This week, we have the second half of an article written by guest-author Chris Ryan, Manhattan GMAT’s intrepid Director of Instructor and Product Development. If you’ve used any Manhattan GMAT material in your prep, Chris is the man to thank: he may have written it, proofed it, managed it – somehow, he has touched everything that Manhattan GMAT publishes.
These articles contain Chris’s advice (slightly edited for length) on general strategies for the major verbal question types. Last week we covered the first two strategies, which pertained to Sentence Correction. This week, we cover three additional strategies for Reading Comprehension and Critical Reasoning. Take it away, Chris!
3. On Reading Comp and Critical Reasoning, practice taking stripped-down notes
More than Sentence Correction, these two verbal types force you to imagine. In Critical Reasoning and Reading Comprehension, you have to imagine a situation, a controversy, a set of objects and actors and events in the real world.
First paragraph of a sample RC passage:
In the mid-nineteenth century, one of the most expensive metals, pound for pound, was aluminum. Emperor Napoleon III is said to have served his most eminent guests on plates of aluminum, reserving golden plates for less-favored visitors. The reason for aluminum’s high cost was not its scarcity; in fact, aluminum is the most abundant metal in the Earth’s crust. Rather, aluminum was very difficult to extract from any of its ores and in fact was not isolated as a chemical element until 1825. Not until 1886 did two 23-year-old chemists, Charles Hall and Paul Héroult, independently discover an electrolytic process that required only relatively common materials and electricity (even if in large quantities) to produce aluminum.
If, on the test, you just let your eyes run over that paragraph, you would be sunk. You actually need to imagine the aluminum and all the rest. How do you force yourself to imagine? By writing a little bit down.
Don’t copy down the whole paragraph, word for word. You don’t have time, and you’ll get lost in details. Remember, you don’t have to answer the questions using only these notes!

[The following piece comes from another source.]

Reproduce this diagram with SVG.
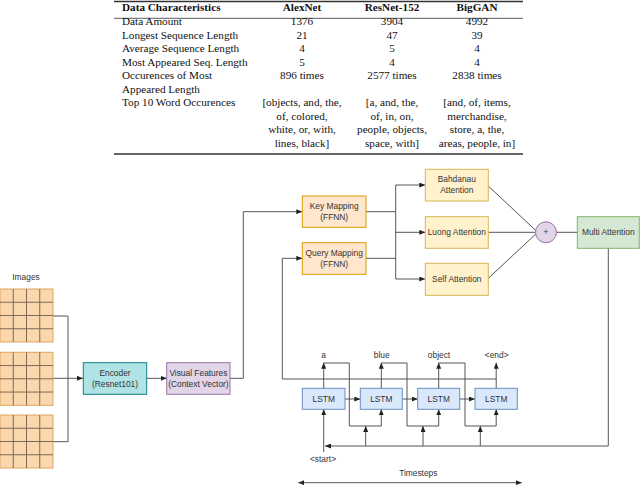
<svg xmlns="http://www.w3.org/2000/svg" width="640" height="485" viewBox="0 0 640 485">
<style>
.tb{font-family:"Liberation Serif","DejaVu Serif",serif;font-size:11.2px;fill:#111}
.tbh{font-weight:bold}
.c{text-anchor:middle}
.lb{font-family:"Liberation Sans",Arial,sans-serif;font-size:8.4px;fill:#333;text-anchor:middle}
.ln{fill:none;stroke:#555;stroke-width:1}
.rule{stroke:#333}
.cell{fill:#fad7ac;stroke:#e2a45c;stroke-width:1}
.gl{stroke:#7d6a55;stroke-width:1}
</style>
<defs>
<marker id="ar" markerUnits="userSpaceOnUse" markerWidth="6" markerHeight="5" refX="6" refY="2.5" orient="auto">
<path d="M0,0 L6,2.5 L0,5 z" fill="#222"/>
</marker>
<marker id="arS" markerUnits="userSpaceOnUse" markerWidth="6" markerHeight="5" refX="0" refY="2.5" orient="auto">
<path d="M6,0 L0,2.5 L6,5 z" fill="#222"/>
</marker>
<g id="grid">
<rect class="cell" x="0" y="0" width="53" height="53"/>
<path class="gl" d="M13.25,0 V53 M26.5,0 V53 M39.75,0 V53 M0,13.25 H53 M0,26.5 H53 M0,39.75 H53"/>
</g>
</defs>

<g id="table">
<line class="rule" x1="114" y1="1.5" x2="523" y2="1.5" stroke-width="1.6"/>
<line class="rule" x1="114" y1="18.3" x2="523" y2="18.3" stroke-width="0.8"/>
<line class="rule" x1="114" y1="154" x2="523" y2="154" stroke-width="1.6"/>
<text class="tb tbh" x="122" y="11">Data Characteristics</text>
<text class="tb tbh c" x="302" y="11">AlexNet</text>
<text class="tb tbh c" x="392" y="11">ResNet-152</text>
<text class="tb tbh c" x="477" y="11">BigGAN</text>
<text class="tb" x="122" y="25">Data Amount</text>
<text class="tb c" x="302" y="25">1376</text>
<text class="tb c" x="392" y="25">3904</text>
<text class="tb c" x="477" y="25">4992</text>
<text class="tb" x="122" y="38.5">Longest Sequence Length</text>
<text class="tb c" x="302" y="38.5">21</text>
<text class="tb c" x="392" y="38.5">47</text>
<text class="tb c" x="477" y="38.5">39</text>
<text class="tb" x="122" y="52">Average Sequence Length</text>
<text class="tb c" x="302" y="52">4</text>
<text class="tb c" x="392" y="52">5</text>
<text class="tb c" x="477" y="52">4</text>
<text class="tb" x="122" y="65.5">Most Appeared Seq. Length</text>
<text class="tb c" x="302" y="65.5">5</text>
<text class="tb c" x="392" y="65.5">4</text>
<text class="tb c" x="477" y="65.5">4</text>
<text class="tb" x="122" y="79">Occurences of Most</text>
<text class="tb" x="122" y="92.5">Appeared Length</text>
<text class="tb c" x="302" y="79">896 times</text>
<text class="tb c" x="392" y="79">2577 times</text>
<text class="tb c" x="477" y="79">2838 times</text>
<text class="tb" x="122" y="106">Top 10 Word Occurences</text>
<text class="tb c" x="302" y="106">[objects, and, the,</text>
<text class="tb c" x="302" y="119.5">of, colored,</text>
<text class="tb c" x="302" y="133">white, or, with,</text>
<text class="tb c" x="302" y="146.5">lines, black]</text>
<text class="tb c" x="392" y="106">[a, and, the,</text>
<text class="tb c" x="392" y="119.5">of, in, on,</text>
<text class="tb c" x="392" y="133">people, objects,</text>
<text class="tb c" x="392" y="146.5">space, with]</text>
<text class="tb c" x="477" y="106">[and, of, items,</text>
<text class="tb c" x="477" y="119.5">merchandise,</text>
<text class="tb c" x="477" y="133">store, a, the,</text>
<text class="tb c" x="477" y="146.5">areas, people, in]</text>
</g>

<g id="connectors">
<path class="ln" d="M53,316 H68 V441.7 H53"/>
<path class="ln" d="M53,378.3 H83" marker-end="url(#ar)"/>
<path class="ln" d="M146.7,378.3 H166.7" marker-end="url(#ar)"/>
<path class="ln" d="M230,378.3 H243.3 V211.7 H302.3" marker-end="url(#ar)"/>
<path class="ln" d="M496.5,379 H282.3 V258.3 H302.3" marker-end="url(#ar)"/>
<path class="ln" d="M366,211.7 H395.7 M366,258.3 H395.7 M395.7,185 V279"/>
<path class="ln" d="M395.7,185 H425.3" marker-end="url(#ar)"/>
<path class="ln" d="M395.7,232.3 H425.3" marker-end="url(#ar)"/>
<path class="ln" d="M395.7,279 H425.3" marker-end="url(#ar)"/>
<path class="ln" d="M488.3,186 L535.8,230.5"/>
<path class="ln" d="M488.3,232.3 H535.5"/>
<path class="ln" d="M488.3,278.3 L535.8,234"/>
<path class="ln" d="M556.5,232.3 H577.3"/>
<path class="ln" d="M608.3,248.3 V446 H325" marker-end="url(#ar)"/>
<path class="ln" d="M365.7,446 V426" marker-end="url(#ar)"/>
<path class="ln" d="M423,446 V426" marker-end="url(#ar)"/>
<path class="ln" d="M480.3,446 V426" marker-end="url(#ar)"/>
<path class="ln" d="M323.7,388.3 V362.7" marker-end="url(#ar)"/>
<path class="ln" d="M381.3,388.3 V362.7" marker-end="url(#ar)"/>
<path class="ln" d="M438.7,388.3 V362.7" marker-end="url(#ar)"/>
<path class="ln" d="M496.2,388.3 V362.7" marker-end="url(#ar)"/>
<path class="ln" d="M323.7,363 H349.3 V426 H381.3 V409.3" marker-end="url(#ar)"/>
<path class="ln" d="M381.3,363 H407 V426 H438.7 V409.3" marker-end="url(#ar)"/>
<path class="ln" d="M438.7,363 H465 V426 H496.2 V409.3" marker-end="url(#ar)"/>
<path class="ln" d="M323.7,452 V409.3" marker-end="url(#ar)"/>
<path class="ln" d="M345,399 H360.3" marker-end="url(#ar)"/>
<path class="ln" d="M402.3,399 H417.7" marker-end="url(#ar)"/>
<path class="ln" d="M459.7,399 H475" marker-end="url(#ar)"/>
<path class="ln" d="M298.3,482.7 H521.7" marker-start="url(#arS)" marker-end="url(#ar)"/>
</g>

<g id="images">
<text class="lb" x="26" y="280">Images</text>
<use href="#grid" x="0" y="289"/>
<use href="#grid" x="0" y="352.3"/>
<use href="#grid" x="0" y="415"/>
</g>

<g id="encoder">
<rect x="83.3" y="362.7" width="63.4" height="31.6" fill="#b0e3e6" stroke="#0e8088"/>
<text class="lb" x="115" y="376.3">Encoder</text>
<text class="lb" x="115" y="387">(Resnet101)</text>
</g>

<g id="visual-features">
<rect x="166.7" y="362.7" width="63.3" height="31.6" fill="#e1d5e7" stroke="#9673a6"/>
<text class="lb" x="198.4" y="376.3">Visual Features</text>
<text class="lb" x="198.4" y="387">(Context Vector)</text>
</g>

<g id="key-mapping">
<rect x="302.3" y="196" width="63.7" height="31.3" fill="#ffe6cc" stroke="#d79b00"/>
<text class="lb" x="334.2" y="208.8">Key Mapping</text>
<text class="lb" x="334.2" y="219.8">(FFNN)</text>
</g>

<g id="query-mapping">
<rect x="302.3" y="242.7" width="63.7" height="31.6" fill="#ffe6cc" stroke="#d79b00"/>
<text class="lb" x="334.2" y="255.5">Query Mapping</text>
<text class="lb" x="334.2" y="266.5">(FFNN)</text>
</g>

<g id="bahdanau">
<rect x="425.3" y="169.3" width="63" height="31.7" fill="#fff2cc" stroke="#d6b656"/>
<text class="lb" x="456.8" y="182.3">Bahdanau</text>
<text class="lb" x="456.8" y="193.3">Attention</text>
</g>

<g id="luong">
<rect x="425.3" y="216.7" width="63" height="31.6" fill="#fff2cc" stroke="#d6b656"/>
<text class="lb" x="456.8" y="235.3">Luong Attention</text>
</g>

<g id="self">
<rect x="425.3" y="263.3" width="63" height="32" fill="#fff2cc" stroke="#d6b656"/>
<text class="lb" x="456.8" y="282.3">Self Attention</text>
</g>

<g id="plus">
<circle cx="546" cy="232.3" r="10.5" fill="#e1d5e7" stroke="#9673a6"/>
<text class="lb" x="546" y="235.3">+</text>
</g>

<g id="multi-attention">
<rect x="577.3" y="216.7" width="62" height="31.6" fill="#d5e8d4" stroke="#82b366"/>
<text class="lb" x="608.3" y="235.3">Multi Attention</text>
</g>

<g id="lstm1">
<rect x="302.3" y="388.3" width="42.7" height="21" fill="#dae8fc" stroke="#6c8ebf"/>
<text class="lb" x="323.7" y="401.8">LSTM</text>
</g>
<g id="lstm2">
<rect x="360.3" y="388.3" width="42" height="21" fill="#dae8fc" stroke="#6c8ebf"/>
<text class="lb" x="381.3" y="401.8">LSTM</text>
</g>
<g id="lstm3">
<rect x="417.7" y="388.3" width="42" height="21" fill="#dae8fc" stroke="#6c8ebf"/>
<text class="lb" x="438.7" y="401.8">LSTM</text>
</g>
<g id="lstm4">
<rect x="475" y="388.3" width="42.3" height="21" fill="#dae8fc" stroke="#6c8ebf"/>
<text class="lb" x="496.2" y="401.8">LSTM</text>
</g>

<g id="labels">
<text class="lb" x="323.5" y="358">a</text>
<text class="lb" x="381.7" y="358">blue</text>
<text class="lb" x="439" y="358">object</text>
<text class="lb" x="496.7" y="358">&lt;end&gt;</text>
<text class="lb" x="323" y="462">&lt;start&gt;</text>
<text class="lb" x="418.3" y="475.7">Timesteps</text>
</g>
</svg>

Rather, try to capture the gist – and the gist ONLY! Rephrase to simplify. And make sure it’s all connected.
19 c.: Alum – super-$.
Why so $?
Not b/c scarce!
But b/c hard to isolate
1886: 2 guys found easier way
After you’ve created notes like these, you understand the basic point of the paragraph – because you’ll have imagined the important parts. Practice such a note-taking technique, and no crazy topic or convoluted argument can really throw you.
4. On Reading Comp, do extra passages on topics you dislike – and pretend to be interested.
You might not like history. Or chemistry. Or the history of chemistry. In that case, the paragraph above might have made you gag.
Get over it!
Whatever distaste you feel for the subject, whatever self-pity you experience for having drawn the “aluminum” passage – laugh it off. And then get into the subject. Pretend that you care.
Wow, I had no idea that aluminum was once super-expensive! That’s strange!
Wonder why it was so expensive? Was it scarce? No. Oh, I see – it was hard to get out of the ore.
Go ahead and be geeky. No one is listening to your thoughts. Everything can be interesting. If you stop telling yourself that you don’t like a certain subject, you might just taste it for the first time – and discover that you actually don’t mind it so much. Then it’s so much easier to learn.
Guess what – you have to temporarily learn something about four subjects (on four passages). And it’s almost impossible to learn something that you hate. So give this liking thing a try – and practice it on extra passages. By doing so, at least you won’t be afraid any more of the topics you dislike.
To a lesser degree, the same thing holds true for Critical Reasoning. If certain argument situations or topics annoy you, bore you, depress you – well, pretend you care. Get into the situation. And do extra problems in that area.
5. On both Critical Reasoning and Reading Comp, when reviewing problems, find the proof
On these two question types, four of the answer choices are false. Only one is the truth. (The exception is “except” questions, of course.) This observation may seem obvious, but it points to a review tactic you should always take advantage of: analyze how the truth was there all along.
This does NOT mean you should always try to predict the answer from the question stem. In some cases, you can “fill in the blank” before looking at the answer choices. For instance, if you’re asked to Find the Assumption on a Critical Reasoning question, and the argument has a logic gap, you may be able to articulate the missing puzzle piece ahead of time. Likewise, for a Specific Detail question on Reading Comp, you should go find the truth in the passage and boil it down to fighting weight before looking at the answer choices.
In other cases, you should definitely NOT try to predict the answer. For instance, on general Reading Comp questions, you should generally dive right in and try to eliminate the lies. The right answer may be expressed at a level of abstraction that you didn’t anticipate.
However, the right answer must always be right. It must be true. So, as you review the question afterwards, study the heck out of how it matches up to the passage or the argument. Analyze the specific language that makes the match.
Likewise, study how the “close-but-not-right” answers are false. Don’t content yourself with fuzzy understanding. Articulate preciesly why the wrong answers are wrong.